Bankruptcy courts accordingly have since 1984 been statutorily authorized under section 157 of the Judicial Code to issue final orders with respect to a variety of enumerated “core” bankruptcy matters, such as resolving claims against a debtor’s bankruptcy estate and confirming plans of reorganization, and required to issue findings of fact and conclusions of law for review and determination by an Article III district court judge for all “non-core” matters. Stern put this balance out of kilter by focusing on parties’ “private” rights, and ruling that even “core” matters would in some situations require adjudication by an Article III judge. Stern involved a challenge to a bankruptcy court’s authority to hear and determine a bankruptcy estate’s counterclaim against an estate claimant. Even though such counterclaims are listed as “core” matters under section 157, the Court in Stern ruled that it would be unconstitutional for the counterclaim in that case to be decided by an Article I bankruptcy judge, on the basis that it involved a “private” right because the cause of action would exist under state law “without regard to any bankruptcy proceeding.”
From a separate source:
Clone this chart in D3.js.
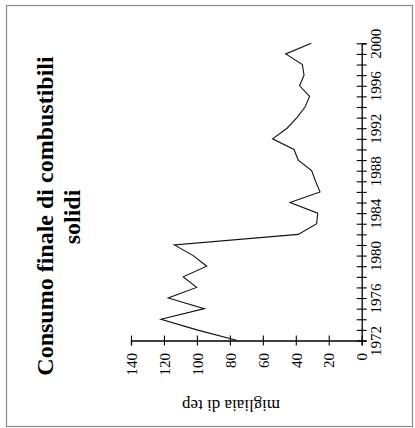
<!DOCTYPE html>
<html><head><meta charset="utf-8">
<script src="https://cdn.jsdelivr.net/npm/d3@7"></script>
<style>
html,body{margin:0;padding:0;background:#fff;}
svg{display:block;font-family:"Liberation Serif","Times New Roman",serif;}
</style></head>
<body>
<svg id="chart" width="415" height="428"></svg>
<script>
const years = d3.range(1972, 2001);
const values = [75.5, 100, 121.8, 95.5, 117.4, 100.2, 108.3, 94.1, 102.2, 113.7,
                38.5, 27.3, 26.7, 43.5, 25.3, 28, 30.4, 38.5, 41.1, 54.1,
                45.3, 39.3, 34.4, 31.6, 37.7, 35, 36, 46.1, 30.6];
const valueTicks = [0, 20, 40, 60, 80, 100, 120, 140];
const yearLabels = [1972, 1976, 1980, 1984, 1988, 1992, 1996, 2000];
const titleLines = ["Consumo finale di combustibili", "solidi"];
const axisTitle = "migliaia di tep";
const serif = "Liberation Serif, Times New Roman, serif";

const svg = d3.select("#chart");
svg.append("rect").attr("x", 6.5).attr("y", 5.5).attr("width", 406).attr("height", 421)
  .attr("fill", "none").attr("stroke", "#8a8a8a").attr("stroke-width", 1.2);

// rotated layout: years run vertically, values horizontally (0 at right)
const yYear = d3.scaleLinear().domain([1972, 2000]).range([340.5, 43.3]);
const xVal = d3.scaleLinear().domain([0, 140]).range([361.7, 131]);

// value axis (bottom)
const gv = svg.append("g").attr("transform", "translate(0,340.5)")
  .call(d3.axisBottom(xVal).tickValues(valueTicks).tickSizeOuter(0).tickSize(5));
gv.select(".domain").attr("stroke", "#000").attr("stroke-width", 1.3);
gv.selectAll(".tick line").attr("y1", -5).attr("y2", 5).attr("stroke", "#000").attr("stroke-width", 1.1);
gv.selectAll(".tick text")
  .attr("transform", "translate(0,12.5) rotate(-90)")
  .attr("x", 0).attr("y", 0).attr("dy", "0.35em")
  .attr("text-anchor", "end")
  .attr("font-size", 15).attr("font-family", serif).attr("fill", "#000");

// year axis (right)
const gy = svg.append("g").attr("transform", "translate(361.7,0)")
  .call(d3.axisRight(yYear).tickValues(years).tickSizeOuter(0).tickSize(5)
    .tickFormat(d => yearLabels.includes(d) ? String(d) : ""));
gy.select(".domain").attr("stroke", "#000").attr("stroke-width", 1.3);
gy.selectAll(".tick line").attr("x1", -5).attr("x2", 5).attr("stroke", "#000").attr("stroke-width", 1.1);
gy.selectAll(".tick text")
  .attr("transform", "translate(14,0) rotate(-90)")
  .attr("x", 0).attr("y", 0).attr("dy", "0.35em")
  .attr("text-anchor", "middle")
  .attr("font-size", 15).attr("font-family", serif).attr("fill", "#000");

// data line
const line = d3.line().x((d, i) => xVal(d)).y((d, i) => yYear(years[i]));
svg.append("path").datum(values).attr("d", line)
  .attr("fill", "none").attr("stroke", "#111").attr("stroke-width", 1.1);

// title
svg.append("text").attr("transform", "translate(53,216) rotate(-90)")
  .attr("text-anchor", "middle").attr("font-weight", "bold").attr("font-size", 24)
  .attr("font-family", serif).text(titleLines[0]);
svg.append("text").attr("transform", "translate(80,217) rotate(-90)")
  .attr("text-anchor", "middle").attr("font-weight", "bold").attr("font-size", 24)
  .attr("font-family", serif).text(titleLines[1]);

// axis title (upside down)
svg.append("text").attr("transform", "translate(231,406) rotate(180)")
  .attr("text-anchor", "middle").attr("dy", "0.35em").attr("font-size", 17)
  .attr("font-family", serif).text(axisTitle);
</script>
</body></html>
Stern has created a constitutional quandary. Since (per Butner) parties’ rights in bankruptcy are usually based on state law, “core” matters will often implicate “private” rights. The ability of bankruptcy judges to rule on fundamental matters such as determining whether certain property belongs to a bankruptcy estate has been questioned because they are governed by state law. Although Stern’s quandary has been narrowed somewhat by subsequent Court decisions, it continues to cause confusion and uncertainty in the adjudication of bankruptcy cases.

The constitutional authority questions arising from Stern and the decisional law question of PEM Entities are very different. However, if the Court in PEM Entities were to issue a ruling broadly focused on the scope of “the general power of bankruptcy administration” as a “federal interest” requiring the application of federal law to the question of debt recharacterization, it could lead to a viable view of such power as a “public” right. This in turn could allow courts to make the key constitutional factor in resolving questions of bankruptcy court authority to be the nexus of a particular dispute to “the restructuring of debtor-creditor relations,” instead of whether parties’ rights would separately exist under state law. Such a focus on the “public” side of the public/private rights dichotomy could provide a path away from the confusion engendered by Stern, and restore the constitutional balance of bankruptcy court authority.